*Saved entries:*
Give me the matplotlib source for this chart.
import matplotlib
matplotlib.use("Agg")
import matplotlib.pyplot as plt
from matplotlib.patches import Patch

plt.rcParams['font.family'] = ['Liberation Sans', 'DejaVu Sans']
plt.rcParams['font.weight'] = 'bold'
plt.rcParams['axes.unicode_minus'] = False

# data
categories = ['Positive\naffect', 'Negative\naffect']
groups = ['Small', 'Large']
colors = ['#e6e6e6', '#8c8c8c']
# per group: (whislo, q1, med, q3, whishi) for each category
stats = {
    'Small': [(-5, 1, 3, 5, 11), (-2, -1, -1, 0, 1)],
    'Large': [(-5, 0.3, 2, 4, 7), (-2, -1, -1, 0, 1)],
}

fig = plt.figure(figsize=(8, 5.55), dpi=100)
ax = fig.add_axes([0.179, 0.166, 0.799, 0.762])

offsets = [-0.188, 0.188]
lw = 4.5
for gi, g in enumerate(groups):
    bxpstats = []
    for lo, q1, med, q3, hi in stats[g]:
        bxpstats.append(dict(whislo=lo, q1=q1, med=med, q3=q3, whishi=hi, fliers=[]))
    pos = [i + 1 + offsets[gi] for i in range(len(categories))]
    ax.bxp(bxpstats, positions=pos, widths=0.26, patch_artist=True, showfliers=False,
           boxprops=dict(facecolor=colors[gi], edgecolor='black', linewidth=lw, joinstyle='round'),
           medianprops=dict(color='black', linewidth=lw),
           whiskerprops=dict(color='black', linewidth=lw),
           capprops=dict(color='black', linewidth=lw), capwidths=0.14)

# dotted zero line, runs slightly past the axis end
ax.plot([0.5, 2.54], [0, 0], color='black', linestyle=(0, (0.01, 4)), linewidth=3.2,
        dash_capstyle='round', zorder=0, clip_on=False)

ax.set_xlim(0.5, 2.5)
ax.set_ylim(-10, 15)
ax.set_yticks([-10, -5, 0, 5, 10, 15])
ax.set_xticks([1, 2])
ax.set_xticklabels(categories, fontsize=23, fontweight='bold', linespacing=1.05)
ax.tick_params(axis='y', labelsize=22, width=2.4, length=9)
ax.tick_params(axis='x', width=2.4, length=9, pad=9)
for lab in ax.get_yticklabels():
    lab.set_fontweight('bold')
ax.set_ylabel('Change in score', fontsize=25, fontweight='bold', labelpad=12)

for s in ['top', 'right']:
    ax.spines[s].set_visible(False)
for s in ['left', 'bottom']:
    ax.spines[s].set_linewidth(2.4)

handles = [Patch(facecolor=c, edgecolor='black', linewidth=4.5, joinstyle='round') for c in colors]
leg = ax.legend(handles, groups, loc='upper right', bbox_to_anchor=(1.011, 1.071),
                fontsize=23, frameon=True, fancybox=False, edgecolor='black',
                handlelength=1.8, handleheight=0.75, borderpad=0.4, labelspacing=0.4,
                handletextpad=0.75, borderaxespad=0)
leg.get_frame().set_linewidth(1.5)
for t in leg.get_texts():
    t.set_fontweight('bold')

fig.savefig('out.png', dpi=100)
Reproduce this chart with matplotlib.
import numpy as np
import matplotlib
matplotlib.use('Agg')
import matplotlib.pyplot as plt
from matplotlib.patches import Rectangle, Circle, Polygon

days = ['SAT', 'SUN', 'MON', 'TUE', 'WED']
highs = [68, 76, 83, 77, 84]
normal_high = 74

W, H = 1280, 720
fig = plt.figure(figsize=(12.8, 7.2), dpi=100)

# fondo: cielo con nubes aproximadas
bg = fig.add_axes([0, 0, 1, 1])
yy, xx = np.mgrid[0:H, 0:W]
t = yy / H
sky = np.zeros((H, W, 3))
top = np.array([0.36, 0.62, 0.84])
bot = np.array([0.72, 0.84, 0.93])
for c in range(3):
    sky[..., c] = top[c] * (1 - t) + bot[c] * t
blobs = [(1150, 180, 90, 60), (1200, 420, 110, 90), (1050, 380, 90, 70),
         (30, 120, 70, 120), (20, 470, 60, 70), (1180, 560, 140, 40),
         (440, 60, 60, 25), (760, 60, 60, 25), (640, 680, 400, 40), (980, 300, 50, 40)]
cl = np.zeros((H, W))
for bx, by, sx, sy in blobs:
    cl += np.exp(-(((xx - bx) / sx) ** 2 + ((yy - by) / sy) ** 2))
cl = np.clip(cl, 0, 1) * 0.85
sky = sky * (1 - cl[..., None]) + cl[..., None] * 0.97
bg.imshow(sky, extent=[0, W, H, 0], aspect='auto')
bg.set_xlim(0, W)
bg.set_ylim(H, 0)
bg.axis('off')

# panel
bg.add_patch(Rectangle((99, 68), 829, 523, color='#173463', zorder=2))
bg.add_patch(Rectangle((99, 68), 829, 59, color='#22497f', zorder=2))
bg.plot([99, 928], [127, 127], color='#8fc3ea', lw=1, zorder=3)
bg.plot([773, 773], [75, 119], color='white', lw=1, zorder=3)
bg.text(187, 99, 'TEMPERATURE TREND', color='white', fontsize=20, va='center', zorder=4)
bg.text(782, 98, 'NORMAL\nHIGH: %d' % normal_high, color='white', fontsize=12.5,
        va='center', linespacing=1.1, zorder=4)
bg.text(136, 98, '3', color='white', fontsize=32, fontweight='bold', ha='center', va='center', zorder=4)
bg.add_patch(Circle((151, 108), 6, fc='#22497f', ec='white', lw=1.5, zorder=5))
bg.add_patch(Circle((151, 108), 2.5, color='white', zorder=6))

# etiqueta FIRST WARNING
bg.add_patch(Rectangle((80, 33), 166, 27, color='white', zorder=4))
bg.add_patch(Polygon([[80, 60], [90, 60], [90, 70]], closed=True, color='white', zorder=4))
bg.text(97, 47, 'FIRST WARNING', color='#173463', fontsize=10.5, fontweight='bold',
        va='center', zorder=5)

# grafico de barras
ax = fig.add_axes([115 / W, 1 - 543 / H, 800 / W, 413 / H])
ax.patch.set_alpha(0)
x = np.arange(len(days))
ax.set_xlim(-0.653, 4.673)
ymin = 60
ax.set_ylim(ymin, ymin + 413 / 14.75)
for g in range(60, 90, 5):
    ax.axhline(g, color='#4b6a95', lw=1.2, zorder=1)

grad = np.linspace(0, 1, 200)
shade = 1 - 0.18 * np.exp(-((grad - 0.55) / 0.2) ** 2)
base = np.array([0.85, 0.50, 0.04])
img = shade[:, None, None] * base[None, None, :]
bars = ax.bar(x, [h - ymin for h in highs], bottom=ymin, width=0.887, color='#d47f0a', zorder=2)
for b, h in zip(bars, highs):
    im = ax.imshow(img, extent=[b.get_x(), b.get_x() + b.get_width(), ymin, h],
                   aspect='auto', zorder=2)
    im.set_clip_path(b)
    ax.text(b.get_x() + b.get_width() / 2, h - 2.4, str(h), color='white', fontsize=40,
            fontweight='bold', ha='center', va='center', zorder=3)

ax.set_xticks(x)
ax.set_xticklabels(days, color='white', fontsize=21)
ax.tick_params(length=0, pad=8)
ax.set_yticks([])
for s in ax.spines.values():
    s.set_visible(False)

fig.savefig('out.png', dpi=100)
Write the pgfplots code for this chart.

*Instruction:* Copy all lines from the entries that contain the word "chart".

*Response:*
Give me the matplotlib source for this chart.
Reproduce this chart with matplotlib.
Write the pgfplots code for this chart.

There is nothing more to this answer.